Isabelle WÉRY, Selfie de Chine, Midis de la poésie, 86 p., 12 €, ISBN : 978-2-931054-07-9

wery selfie de chineDe son propre aveu, l’une des fonctions du “taff d’écrivaine” d’Isabelle Wéry est de “sculpter des images pour autrui”. Sculpter, on le fait avec les mains, mais aussi avec la langue : sculpter des mots implique la collaboration active du corps et du cœur, qui parvient à donner vie à cette Chine presqu’irréelle, tant elle est éloignée des quotidiens occidentaux. Et pourtant, le petit livre d’Isabelle Wéry est aux antipodes d’un Orient fantasmé : c’est dans la Chine bien réelle et son désordre organisé que plonge ce sino-selfie, dans un tourbillon ardent que répercutent les thèmes, les registres, les formes de discours qui s’y trouvent brassés. Prose poétique, cadavre exquis et tentatives mandarines, franglais, onomatopées et borborygmes mêlés de voyelles décuplées et d’une ponctuation erratique se passent le relais pour un résultat chaotiquo-extatique.

Oui, lire la Chine, ça te creuse aussi la tête. Comme la pelle mécanique crève le tarmac de Beijing. Ça te met à cru, ça te déchiquète. Et ça t’abandonne hagarde et désossée sur le bord du clavier, étrangère à toi-même et totale solitaire, tatouée d’idéogrammes rouges, le cerveau enivré d’images aussi fiévreuses qu’une bande de chiens enragés.

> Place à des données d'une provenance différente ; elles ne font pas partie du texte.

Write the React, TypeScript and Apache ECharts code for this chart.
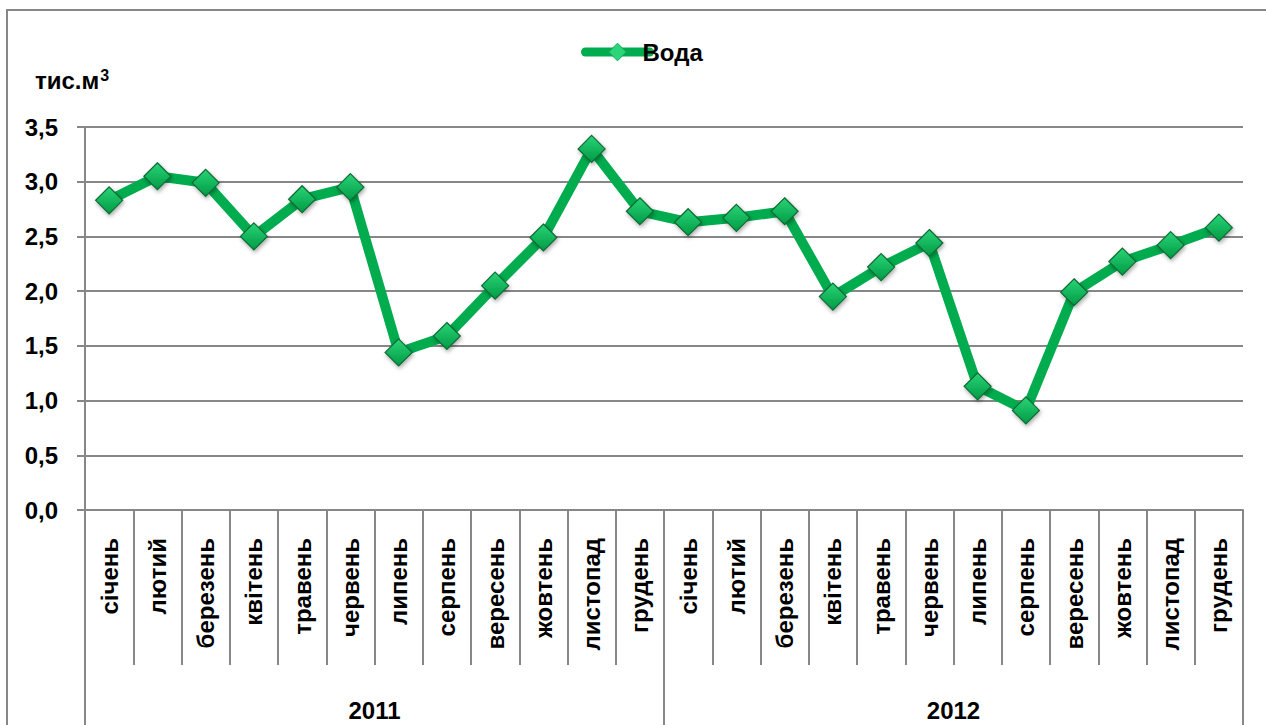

Sous la couverture blanche, il y a ce qui est doux et ce qui l’est moins, voire pas du tout : la censure, l’ordre arbitraire maintenu par un état policier – car la “Chine des mélanges” est aussi celle des inégalités. Mais ce dont parle, avant tout, Isabelle Wéry, est la Chine des rencontres et des liens tissés au fil d’un massage d’oreilles ou de délicieux cocktails sirotés au coin d’un bar qui ne paie pas de mine. On croise des inconnus que l’on ne reverra plus, des amis, des admirés, toutes et tous saisis en plein mouvement dans le vif du souvenir, ciselés avec tendresse dans le tissu des expériences vécues par une Isabelle Wéry en posture de visiteuse euphorique, aussi humble et respectueuse qu’elle est drôle et curieuse. 

Observer depuis un mirador la cité grouillante d’activités. Construire pas à pas une vie quotidienne, de nouveaux rituels. Tout inventer. Tout observer.

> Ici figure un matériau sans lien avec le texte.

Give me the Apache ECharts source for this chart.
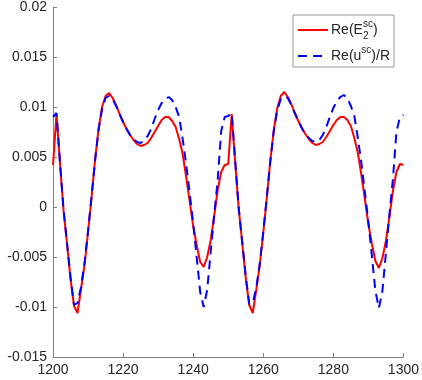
<!DOCTYPE html>
<html>
<head>
<meta charset="utf-8">
<script src="https://cdn.jsdelivr.net/npm/echarts@6/dist/echarts.min.js"></script>
<style>
  html, body { margin: 0; padding: 0; background: #fff; }
  #chart { width: 422px; height: 380px; }
</style>
</head>
<body>
<div id="chart"></div>
<script>
// x 采样起点与步长
const xStart = 1200;
const xStep = 1;
const xTicks = [1200, 1220, 1240, 1260, 1280, 1300];
const yTicks = [-0.015, -0.01, -0.005, 0, 0.005, 0.01, 0.015, 0.02];

// Re(E2sc)
const redValues = [
  0.0042, 0.0093, 0.0043, -0.0003, -0.0037, -0.0072, -0.0099, -0.0106, -0.0082, -0.0058,
  -0.0025, 0.0010, 0.0047, 0.0078, 0.0100, 0.0111, 0.0114, 0.0109, 0.0102, 0.0093,
  0.0085, 0.0078, 0.0072, 0.0067, 0.0063, 0.0061, 0.0062, 0.0064, 0.0069, 0.0075,
  0.0081, 0.0087, 0.0090, 0.0090, 0.0086, 0.0080, 0.0068, 0.0053, 0.0030, 0.0006,
  -0.0019, -0.0038, -0.0055, -0.0060, -0.0050, -0.0033, -0.0009, 0.0017, 0.0035, 0.0042,
  0.0043, 0.0093, 0.0044, -0.0002, -0.0036, -0.0071, -0.0098, -0.0106, -0.0083, -0.0058,
  -0.0026, 0.0009, 0.0046, 0.0077, 0.0099, 0.0111, 0.0115, 0.0110, 0.0103, 0.0094,
  0.0086, 0.0079, 0.0073, 0.0068, 0.0064, 0.0062, 0.0063, 0.0065, 0.0070, 0.0076,
  0.0082, 0.0087, 0.0090, 0.0090, 0.0087, 0.0081, 0.0069, 0.0054, 0.0032, 0.0008,
  -0.0017, -0.0037, -0.0054, -0.0061, -0.0051, -0.0034, -0.0010, 0.0016, 0.0035, 0.0043,
  0.0042
];
// Re(usc)/R
const blueValues = [
  0.0090, 0.0094, 0.0045, -0.0002, -0.0036, -0.0070, -0.0098, -0.0096, -0.0080, -0.0056,
  -0.0024, 0.0010, 0.0046, 0.0077, 0.0098, 0.0109, 0.0111, 0.0108, 0.0101, 0.0093,
  0.0085, 0.0078, 0.0072, 0.0068, 0.0065, 0.0064, 0.0066, 0.0071, 0.0078, 0.0088,
  0.0097, 0.0104, 0.0108, 0.0110, 0.0107, 0.0100, 0.0090, 0.0068, 0.0043, 0.0014,
  -0.0016, -0.0050, -0.0085, -0.0100, -0.0083, -0.0045, -0.0008, 0.0027, 0.0076, 0.0090,
  0.0091, 0.0094, 0.0046, -0.0001, -0.0035, -0.0069, -0.0097, -0.0096, -0.0081, -0.0057,
  -0.0025, 0.0009, 0.0045, 0.0076, 0.0097, 0.0108, 0.0111, 0.0109, 0.0102, 0.0094,
  0.0086, 0.0079, 0.0073, 0.0069, 0.0066, 0.0065, 0.0067, 0.0072, 0.0080, 0.0090,
  0.0099, 0.0106, 0.0110, 0.0112, 0.0109, 0.0101, 0.0091, 0.0069, 0.0044, 0.0015,
  -0.0015, -0.0049, -0.0084, -0.0101, -0.0084, -0.0046, -0.0008, 0.0028, 0.0075, 0.0090,
  0.0092
];

const seriesNames = ['Re(E2sc)', 'Re(usc)/R'];

function toPairs(values) {
  return values.map((v, i) => [xStart + i * xStep, v]);
}

const chart = echarts.init(document.getElementById('chart'));
const fontName = 'Liberation Sans, Arial, sans-serif';
const labelFont = {
  fontFamily: fontName,
  fontSize: 14,
  color: '#262626'
};

chart.setOption({
  animation: false,
  backgroundColor: '#fff',
  grid: {
    left: 53,
    right: 18.5,
    top: 5,
    bottom: 23,
    containLabel: false
  },
  legend: {
    orient: 'vertical',
    right: 28,
    top: 15,
    itemWidth: 30,
    itemHeight: 14,
    itemGap: 4,
    padding: [4, 4, 4, 4],
    borderColor: '#999',
    borderWidth: 1,
    data: seriesNames,
    itemStyle: { opacity: 0 },
    formatter: function (name) {
      if (name === seriesNames[0]) {
        return '{b|Re(E}{sub|2}{sup|sc}{b|)}';
      }
      return '{b|Re(u}{sup|sc}{b|)/R}';
    },
    textStyle: {
      fontFamily: fontName,
      color: '#262626',
      padding: [0, 0, 0, -2],
      rich: {
        b: { fontSize: 14, lineHeight: 22, verticalAlign: 'middle', fontFamily: fontName, color: '#262626' },
        sup: { fontSize: 10, lineHeight: 22, verticalAlign: 'top', fontFamily: fontName, color: '#262626' },
        sub: { fontSize: 10, lineHeight: 22, verticalAlign: 'bottom', width: 0.1, fontFamily: fontName, color: '#262626' }
      }
    }
  },
  xAxis: {
    type: 'value',
    min: xTicks[0],
    max: xTicks[xTicks.length - 1],
    interval: xTicks[1] - xTicks[0],
    axisLine: { onZero: false, lineStyle: { color: '#808080', width: 1 } },
    axisTick: { inside: true, length: 4, lineStyle: { color: '#808080' } },
    axisLabel: Object.assign({
      margin: 6,
      formatter: v => String(v)
    }, labelFont),
    splitLine: { show: false }
  },
  yAxis: {
    type: 'value',
    min: yTicks[0],
    max: yTicks[yTicks.length - 1],
    interval: 0.005,
    axisLine: { show: true, onZero: false, lineStyle: { color: '#808080', width: 1 } },
    axisTick: { show: true, inside: true, length: 4, lineStyle: { color: '#808080' } },
    axisLabel: Object.assign({
      margin: 6,
      formatter: v => String(+v.toFixed(3))
    }, labelFont),
    splitLine: { show: false }
  },
  series: [
    {
      name: seriesNames[0],
      type: 'line',
      data: toPairs(redValues),
      symbol: 'none',
      lineStyle: { color: '#ff0000', width: 2 },
      itemStyle: { color: '#ff0000' }
    },
    {
      name: seriesNames[1],
      type: 'line',
      data: toPairs(blueValues),
      symbol: 'none',
      lineStyle: { color: '#0000ff', width: 2, type: [9, 6] },
      itemStyle: { color: '#0000ff' }
    }
  ]
});
</script>
</body>
</html>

Si, comme le rapporte l’autrice, Thomas Gunzig considère que “l’écriture est un art visuel sans écran”, il semblerait que celle d’Isabelle Wéry relève plus encore d’un art pluri-sensoriel. La langue qui porte Selfie de Chine n’est pas seulement visuelle, elle est sensuelle : il y a les odeurs, les saveurs, les textures et tessitures qui déjà se déploient et gagnent les moindres recoins de l’imaginaire des lectrices et lecteurs dès les premières pages – une expérience qui reflète les premiers contacts de l’autrice avec la Chine, le pied une fois posé dans l’avion qui la mènera à Pékin :

La poésie est palpable dans l’air, elle coule le long des parois de l’habitacle, s’étale sur les sièges, gambade sur la moquette, s’évapore des sandwiches des pique-niques ; des poèmes sortent des bouches chinoises qui s’agitent autour de moi comme autant de museaux de poissons chauds riants à gorges déployées.

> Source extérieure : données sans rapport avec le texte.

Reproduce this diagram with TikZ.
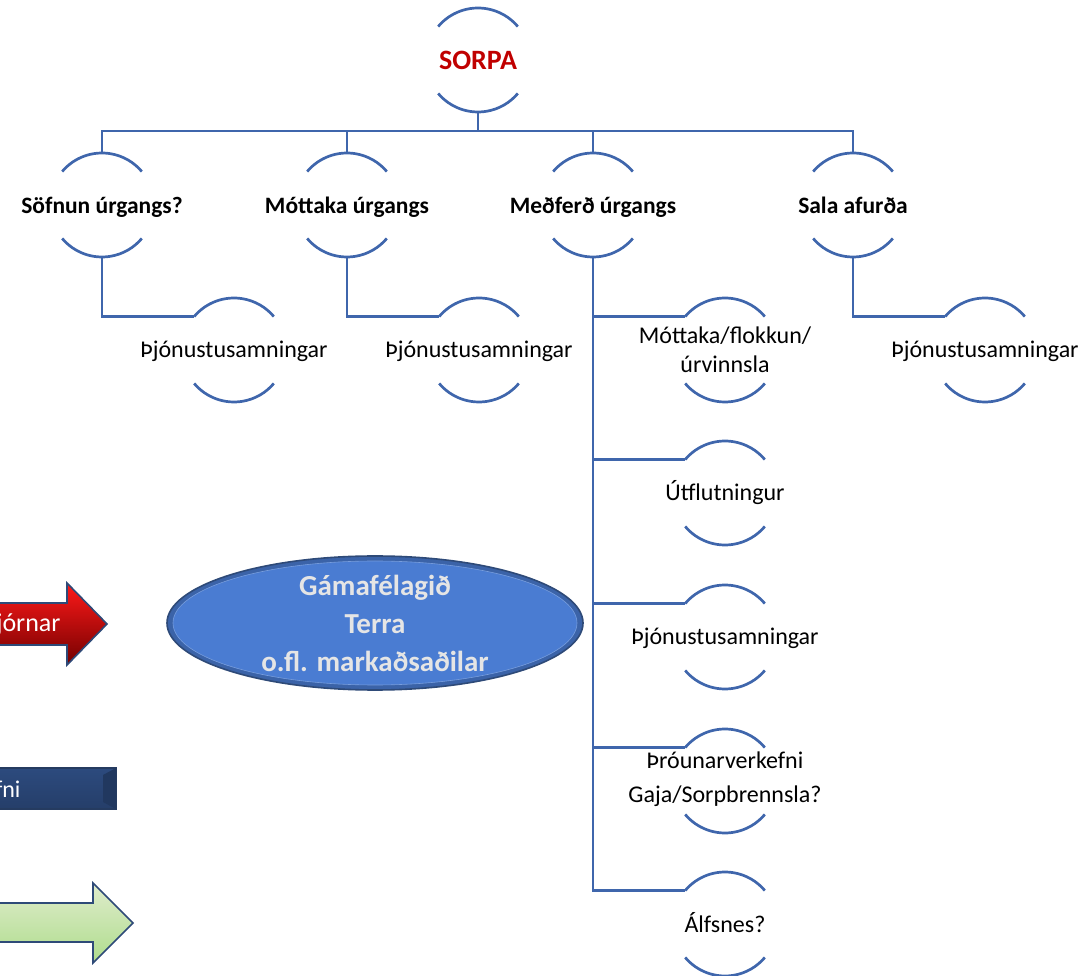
\documentclass[tikz,border=0pt]{standalone}
\usepackage{fontspec}
\setmainfont{Carlito}
\usetikzlibrary{shapes.geometric}

\definecolor{linkblue}{HTML}{3F66AC}
\definecolor{sorpared}{HTML}{C00000}
\definecolor{edgeblue}{HTML}{2E4A78}
\definecolor{ovalblue}{HTML}{4A7CD2}

\tikzset{
  ring/.style={circle, minimum size=104pt, inner sep=0pt, outer sep=0pt},
  link/.style={draw=linkblue, line width=2.9pt},
  roottext/.style={font=\fontsize{28}{32}\selectfont\bfseries, text=sorpared},
  headtext/.style={font=\fontsize{23.5}{28}\selectfont\bfseries, text height=17pt, text depth=5pt, yshift=-3pt},
  bodytext/.style={font=\fontsize{24}{29}\selectfont, text height=17pt, text depth=5pt, yshift=-2pt},
  bodylines/.style={font=\fontsize{24}{29}\selectfont, align=center},
  gamatext/.style={font=\fontsize{29}{38}\selectfont\bfseries, text=black!10, align=center},
  arrowtext/.style={font=\fontsize{26}{30}\selectfont, text=white, anchor=east},
}

\begin{document}
\begin{tikzpicture}[x=1pt,y=1pt]
\useasboundingbox (0,0) rectangle (1081,975);
\clip (0,0) rectangle (1081,975);

% ============================================
% HIERARCHY
% ============================================
        % Root
        \node[ring, label={[roottext]center:SORPA}] (sorpa) at (478,915) {};
        % First level
        \node[ring, label={[headtext]center:Söfnun úrgangs?}] (sofnun) at (102,770) {};
        \node[ring, label={[headtext]center:Móttaka úrgangs}] (mottaka) at (347,770) {};
        \node[ring, label={[headtext]center:Meðferð úrgangs}] (medferd) at (593,770) {};
        \node[ring, label={[headtext]center:Sala afurða}] (sala) at (853,770) {};
        % Second level
        \node[ring, label={[bodytext]center:Þjónustusamningar}] (sofnunsub) at (234,625) {};
        \node[ring, label={[bodytext]center:Þjónustusamningar}] (mottakasub) at (479,625) {};
        \node[ring, label={[bodytext]center:Þjónustusamningar}] (salasub) at (985,625) {};
        \node[ring, label={[bodylines]center:Móttaka/flokkun/\\úrvinnsla}] (flokkun) at (725,625) {};
        \node[ring, label={[bodytext]center:Útflutningur}] (utflutn) at (725,482) {};
        \node[ring, label={[bodytext]center:Þjónustusamningar}] (thjonusta) at (725,338) {};
        \node[ring, label={[bodylines, yshift=2pt]center:Þróunarverkefni\\[5pt]Gaja/Sorpbrennsla?}] (throun) at (725,194) {};
        \node[ring, label={[bodytext]center:Álfsnes?}] (alfsnes) at (725,51) {};
        % Arcs round every node
        \foreach \n in {sorpa,sofnun,mottaka,medferd,sala,sofnunsub,mottakasub,salasub,
                        flokkun,utflutn,thjonusta,throun,alfsnes}
          \draw[link, line width=2.7pt] (\n.140) arc[start angle=140, end angle=40, radius=52pt]
                (\n.220) arc[start angle=220, end angle=320, radius=52pt];
        % Connectors
        \coordinate (bus) at (478,844);
        \draw[link] (sorpa.south) -- (bus);
        \foreach \n in {sofnun,mottaka,medferd,sala}
          \draw[link] (bus) -| (\n.north);
        \draw[link] (sofnun.south) |- (sofnunsub.140);
        \draw[link] (mottaka.south) |- (mottakasub.140);
        \draw[link] (sala.south) |- (salasub.140);
        \foreach \n in {flokkun,utflutn,thjonusta,throun,alfsnes}
          \draw[link] (medferd.south) |- (\n.140);

% ============================================
% OVAL
% ============================================
        \node[ellipse, minimum width=416pt, minimum height=134pt, inner sep=0pt,
              fill=ovalblue!80!black, draw=edgeblue, line width=1.6pt] (gama) at (375,352) {};
        \fill[ovalblue] (gama.center) ellipse [x radius=202, y radius=62];
        \draw[ovalblue!75!white, line width=0.6pt] (gama.center) ellipse [x radius=202, y radius=62];
        \node[gamatext] (gamalabel) at (gama.center) {Gámafélagið\\Terra\\o.fl. markaðsaðilar};

% ============================================
% LEFT ARROWS
% ============================================
        % Red arrow
        \draw[edgeblue, line width=1.6pt, top color=red!90!white, middle color=red!80!black,
              bottom color=red!45!black]
          (-20,372) -- (67,372) -- (67,392) -- (107,351) -- (67,310) -- (67,330) -- (-20,330) -- cycle;
        \node[arrowtext] (redlabel) at (64,350) {jórnar};
        % Blue bar
        \draw[edgeblue!80!black, line width=1.4pt, top color=ovalblue!60!black,
              middle color=ovalblue!75!white, bottom color=ovalblue!50!black]
          (-20,207) rectangle (116,166);
        \fill[ovalblue!45!black] (103,200) -- (116,207) -- (116,166) -- (103,173) -- cycle;
        \node[arrowtext, font=\fontsize{24}{28}\selectfont] (bluelabel) at (24,186) {fni};
        % Green arrow
        \draw[edgeblue, line width=1.6pt, top color=green!25!olive!20!white,
              middle color=green!5!white, bottom color=green!40!olive!45!white]
          (-20,72) -- (93,72) -- (93,92) -- (133,52) -- (93,12) -- (93,33) -- (-20,33) -- cycle;
\end{tikzpicture}
\end{document}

Isabelle Wéry aborde l’écriture comme elle semble aborder le quotidien : avec générosité, franchise et enthousiasme, mais surtout avec une curiosité aussi insatiable que son goût pour les mets chinois. L’autrice avale la Chine autant que la Chine l’avale, tout est histoire de saveurs, de salive et de surprise, c’est pourquoi sa langue est si gourmande, si pleine de tout ce que l’on n’attendait pas et qui submerge avec la puissance jubilatoire d’une pluie torrentielle un jour d’été caniculaire.

[…] si Jack mangeait mon corps comme il mange de la nourriture, je risquerais de passer un cool moment. Si bien qu’un désir rouge sang frais s’installe dans mon ventre (surtout au moment précis où Jack enfourne tout de go quelques parcelles de porc bouilli mariées à un gluant morceau de gâteau au miel) !

On entend les mots sortir de la bouche d’Isabelle, sculptés des dix-huit muscles de sa langue agile, des mots qui sont autant de petites perles de verre coloré enfilées sur le fil de la phrase, sans le moins du monde se préoccuper de l’harmonie finale ni de quelconques conventions. Au bout des doigts de l’autrice, les images fourmillent et toutes laissent entendre le plaisir ludique pris à écrire, à dire, à lire. L’enthousiasme est communicatif, la jouissance décomplexée. Selfie de Chine est un livre qui donne faim – d’absolument tous les possibles qui fleurissent sur le chemin liant l’ici à l’ailleurs.